Dari uraian di atas dapat dikatakan bahwa idealogi adalah segala kumpulan gagasan, ide, kayakinan, kepercayaan, yang menyeluruh, dan sistematis tentang sesuatu yang berguna untuk kelangsungan hidup
B. Filsafah
Menurut Ravertz (2004), filsafat adalah hasil pemikiran dan perenungan secara mendalam tentang sesuatu samapi ke akar-akarnya, maka dapat dikatakan kebenaran filsafat adalah kebenaran menyeluruh yang sering dipertentangkan dengan kebenaran ilmu yang sifatnya relatif. Kebenaran ilmu hanya ditinjau dari segi yang diamati oleh manusia saja, isi alam yang diamati hanya sebagian kecil.
Menurut Kamus Besar Bahasa Indonesia, filsafat (= falsafah) adalah (1) pengetahuan dan penyelidikan dengan akal budi mengenai hakekat segala yang ada, sebab, asal-usul, dan hukumnya; (2) teori yang mendasari alam pikiran atau suatu kegiatan; (3) ilmu yang berintikan logika, estetika, metafisika, dan epistemologi
Dengan demikian filsafat adalah pemikira yang mendalam mengenai segala hakekat yang ada, asal-usul, dan hukumnya. Berfilsafat berarti berpikir secara menyeluruh tentang segala sesuatu.
C. Pendidikan
Pendidikan menurut pengertian Yunani adalah pedagogik, yaitu : ilmu menuntun anak. Orang Romawi melihat pendidikan sebagai educare, yaitu mengeluarkan dan menuntun, tindakan merealisasikan potensi anak yang dibawa waktu dilahirkan di dunia. Bangsa Jerman melihat pendidikan sebagai Erziehung yang setara dengan educare, yakni : membangkitkan kekuatan terpendam atau mengaktifkan kekuatan atau potensi anak. Dalam bahasa Jawa, pendidikan berarti panggulawentah (= pengolahan), mengolah, mengubah kejiwaan, mematangkan perasaan, pikiran, kemauan dan watak, mengubah kepribadian sang anak.

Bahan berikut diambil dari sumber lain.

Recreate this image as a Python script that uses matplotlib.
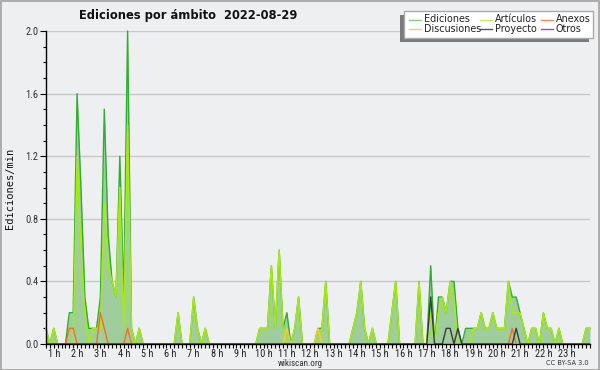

Dalam Kamus Besar Bahasa Indonesia, pendidikan berasal dari kata dasar didik (mendidik), yaitu : memelihara dan memberi latihan (ajaran, pimpinan) mengenai akhlak dan kecerdasan pikiran. Sedangkan pendidikan mempunyai pengertian : proses pengubahan sikap dan tata laku seseorang atau kelompok orang dalam usaha mendewasakan manusia melalui upaya pengajaran dan latihan, proses perbuatan, cara mendidik.
Ki Hajar Dewantara mengartikan pendidikan sebagai daya upaya untuk memajukan budi pekerti, pikiran serta jasmani anak, agar dapat memajukan kesempurnaan hidup yaitu hidup dan menghidupkan anak yang selaras dengan alam dan masyarakatnya.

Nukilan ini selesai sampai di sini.